## START GIVEN DATA

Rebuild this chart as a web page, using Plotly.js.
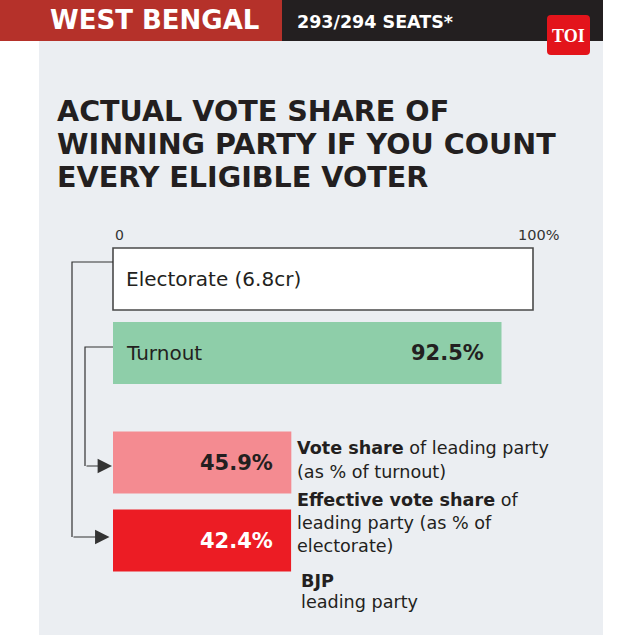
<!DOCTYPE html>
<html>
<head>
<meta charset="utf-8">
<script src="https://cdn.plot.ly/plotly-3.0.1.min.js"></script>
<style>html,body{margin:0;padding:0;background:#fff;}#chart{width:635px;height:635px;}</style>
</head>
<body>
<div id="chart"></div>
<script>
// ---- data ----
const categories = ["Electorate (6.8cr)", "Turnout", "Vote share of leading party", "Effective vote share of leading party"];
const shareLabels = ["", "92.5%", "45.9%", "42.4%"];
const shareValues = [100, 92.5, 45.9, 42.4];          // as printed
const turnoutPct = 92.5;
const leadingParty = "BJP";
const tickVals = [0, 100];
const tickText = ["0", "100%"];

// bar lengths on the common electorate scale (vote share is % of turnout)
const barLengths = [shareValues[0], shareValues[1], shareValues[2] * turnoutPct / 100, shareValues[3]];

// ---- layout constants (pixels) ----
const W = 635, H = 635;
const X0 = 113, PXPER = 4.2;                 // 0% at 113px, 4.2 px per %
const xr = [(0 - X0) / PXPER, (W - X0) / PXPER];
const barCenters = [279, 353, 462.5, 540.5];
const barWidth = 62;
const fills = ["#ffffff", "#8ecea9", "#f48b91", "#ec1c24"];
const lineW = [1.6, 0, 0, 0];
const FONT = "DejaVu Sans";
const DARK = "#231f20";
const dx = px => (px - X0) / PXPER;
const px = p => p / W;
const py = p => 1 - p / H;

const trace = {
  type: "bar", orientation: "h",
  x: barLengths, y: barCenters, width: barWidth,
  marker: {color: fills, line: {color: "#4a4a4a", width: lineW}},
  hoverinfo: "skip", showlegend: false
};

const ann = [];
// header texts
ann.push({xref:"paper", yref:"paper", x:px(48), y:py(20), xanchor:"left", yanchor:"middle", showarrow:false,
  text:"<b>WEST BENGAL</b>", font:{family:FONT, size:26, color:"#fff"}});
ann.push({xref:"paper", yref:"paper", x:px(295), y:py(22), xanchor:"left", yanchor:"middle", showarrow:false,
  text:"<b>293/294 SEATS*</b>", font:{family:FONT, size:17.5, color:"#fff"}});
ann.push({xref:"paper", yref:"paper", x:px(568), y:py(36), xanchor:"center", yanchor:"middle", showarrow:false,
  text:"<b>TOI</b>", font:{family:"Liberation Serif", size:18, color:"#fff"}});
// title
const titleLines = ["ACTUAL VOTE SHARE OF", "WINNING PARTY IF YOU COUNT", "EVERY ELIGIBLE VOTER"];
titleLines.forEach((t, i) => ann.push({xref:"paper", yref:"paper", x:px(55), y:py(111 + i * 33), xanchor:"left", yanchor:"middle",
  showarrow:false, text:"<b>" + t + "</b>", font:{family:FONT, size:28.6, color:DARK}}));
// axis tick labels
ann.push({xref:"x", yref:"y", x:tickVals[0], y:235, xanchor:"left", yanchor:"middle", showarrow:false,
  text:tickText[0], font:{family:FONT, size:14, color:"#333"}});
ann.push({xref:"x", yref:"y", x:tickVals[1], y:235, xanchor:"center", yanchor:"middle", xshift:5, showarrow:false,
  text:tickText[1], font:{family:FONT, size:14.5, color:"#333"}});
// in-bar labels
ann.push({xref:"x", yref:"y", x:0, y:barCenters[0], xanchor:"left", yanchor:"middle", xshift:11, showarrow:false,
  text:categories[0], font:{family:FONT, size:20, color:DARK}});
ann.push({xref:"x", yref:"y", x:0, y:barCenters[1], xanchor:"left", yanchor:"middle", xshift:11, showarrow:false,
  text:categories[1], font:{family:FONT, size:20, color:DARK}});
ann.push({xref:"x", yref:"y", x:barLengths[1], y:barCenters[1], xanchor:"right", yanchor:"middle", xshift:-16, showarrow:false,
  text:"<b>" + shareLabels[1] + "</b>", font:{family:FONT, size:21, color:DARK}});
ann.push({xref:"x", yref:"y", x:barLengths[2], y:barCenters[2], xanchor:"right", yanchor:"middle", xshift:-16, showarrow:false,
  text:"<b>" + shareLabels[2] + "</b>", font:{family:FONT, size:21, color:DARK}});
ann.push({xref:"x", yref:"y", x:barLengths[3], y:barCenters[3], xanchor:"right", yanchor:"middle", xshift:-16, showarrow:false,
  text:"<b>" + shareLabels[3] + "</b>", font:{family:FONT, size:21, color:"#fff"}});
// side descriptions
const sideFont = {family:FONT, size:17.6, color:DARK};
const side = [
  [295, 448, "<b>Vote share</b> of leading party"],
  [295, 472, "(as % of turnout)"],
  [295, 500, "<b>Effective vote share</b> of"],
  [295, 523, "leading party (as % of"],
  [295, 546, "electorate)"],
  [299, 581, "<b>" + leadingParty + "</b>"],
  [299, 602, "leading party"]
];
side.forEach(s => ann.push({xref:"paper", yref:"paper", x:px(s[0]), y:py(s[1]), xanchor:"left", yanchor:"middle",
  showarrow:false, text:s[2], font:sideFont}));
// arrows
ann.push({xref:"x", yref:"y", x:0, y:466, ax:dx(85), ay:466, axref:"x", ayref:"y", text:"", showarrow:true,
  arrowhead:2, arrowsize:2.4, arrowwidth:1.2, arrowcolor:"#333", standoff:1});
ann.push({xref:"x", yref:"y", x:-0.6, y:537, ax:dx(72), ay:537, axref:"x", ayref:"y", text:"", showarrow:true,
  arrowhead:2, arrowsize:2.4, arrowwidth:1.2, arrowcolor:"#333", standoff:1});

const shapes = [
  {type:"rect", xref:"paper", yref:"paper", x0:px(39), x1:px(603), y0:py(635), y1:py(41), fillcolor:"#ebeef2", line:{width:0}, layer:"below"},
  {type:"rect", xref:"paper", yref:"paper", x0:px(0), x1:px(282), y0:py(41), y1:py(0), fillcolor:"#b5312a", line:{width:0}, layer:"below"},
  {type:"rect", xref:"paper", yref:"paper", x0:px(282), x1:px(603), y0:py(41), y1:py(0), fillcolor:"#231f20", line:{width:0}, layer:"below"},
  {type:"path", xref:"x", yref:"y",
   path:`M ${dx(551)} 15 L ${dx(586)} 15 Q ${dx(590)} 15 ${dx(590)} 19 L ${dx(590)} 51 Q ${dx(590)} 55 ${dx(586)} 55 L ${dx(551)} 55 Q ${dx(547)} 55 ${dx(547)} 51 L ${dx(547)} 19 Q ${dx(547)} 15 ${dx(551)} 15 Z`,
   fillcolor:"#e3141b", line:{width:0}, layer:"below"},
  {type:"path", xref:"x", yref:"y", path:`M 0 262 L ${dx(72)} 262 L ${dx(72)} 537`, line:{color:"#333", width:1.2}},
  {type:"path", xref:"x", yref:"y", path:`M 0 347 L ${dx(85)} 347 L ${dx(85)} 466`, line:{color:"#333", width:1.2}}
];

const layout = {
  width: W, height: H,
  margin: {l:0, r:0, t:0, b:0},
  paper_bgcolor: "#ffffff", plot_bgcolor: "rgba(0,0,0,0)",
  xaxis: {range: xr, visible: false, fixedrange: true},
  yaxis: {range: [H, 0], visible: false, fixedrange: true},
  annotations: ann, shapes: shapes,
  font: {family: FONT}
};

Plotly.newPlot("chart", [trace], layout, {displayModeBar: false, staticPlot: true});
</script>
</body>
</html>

## END GIVEN DATA

- **STATED EXERCISE**
Your task is to return the lines above, from the first one up to and including the line containing "turnoutPct / 100, shareValues[3]];", minus any pictures.

- **CORRECT RESULT**
Rebuild this chart as a web page, using Plotly.js.
<!DOCTYPE html>
<html>
<head>
<meta charset="utf-8">
<script src="https://cdn.plot.ly/plotly-3.0.1.min.js"></script>
<style>html,body{margin:0;padding:0;background:#fff;}#chart{width:635px;height:635px;}</style>
</head>
<body>
<div id="chart"></div>
<script>
// ---- data ----
const categories = ["Electorate (6.8cr)", "Turnout", "Vote share of leading party", "Effective vote share of leading party"];
const shareLabels = ["", "92.5%", "45.9%", "42.4%"];
const shareValues = [100, 92.5, 45.9, 42.4];          // as printed
const turnoutPct = 92.5;
const leadingParty = "BJP";
const tickVals = [0, 100];
const tickText = ["0", "100%"];

// bar lengths on the common electorate scale (vote share is % of turnout)
const barLengths = [shareValues[0], shareValues[1], shareValues[2] * turnoutPct / 100, shareValues[3]];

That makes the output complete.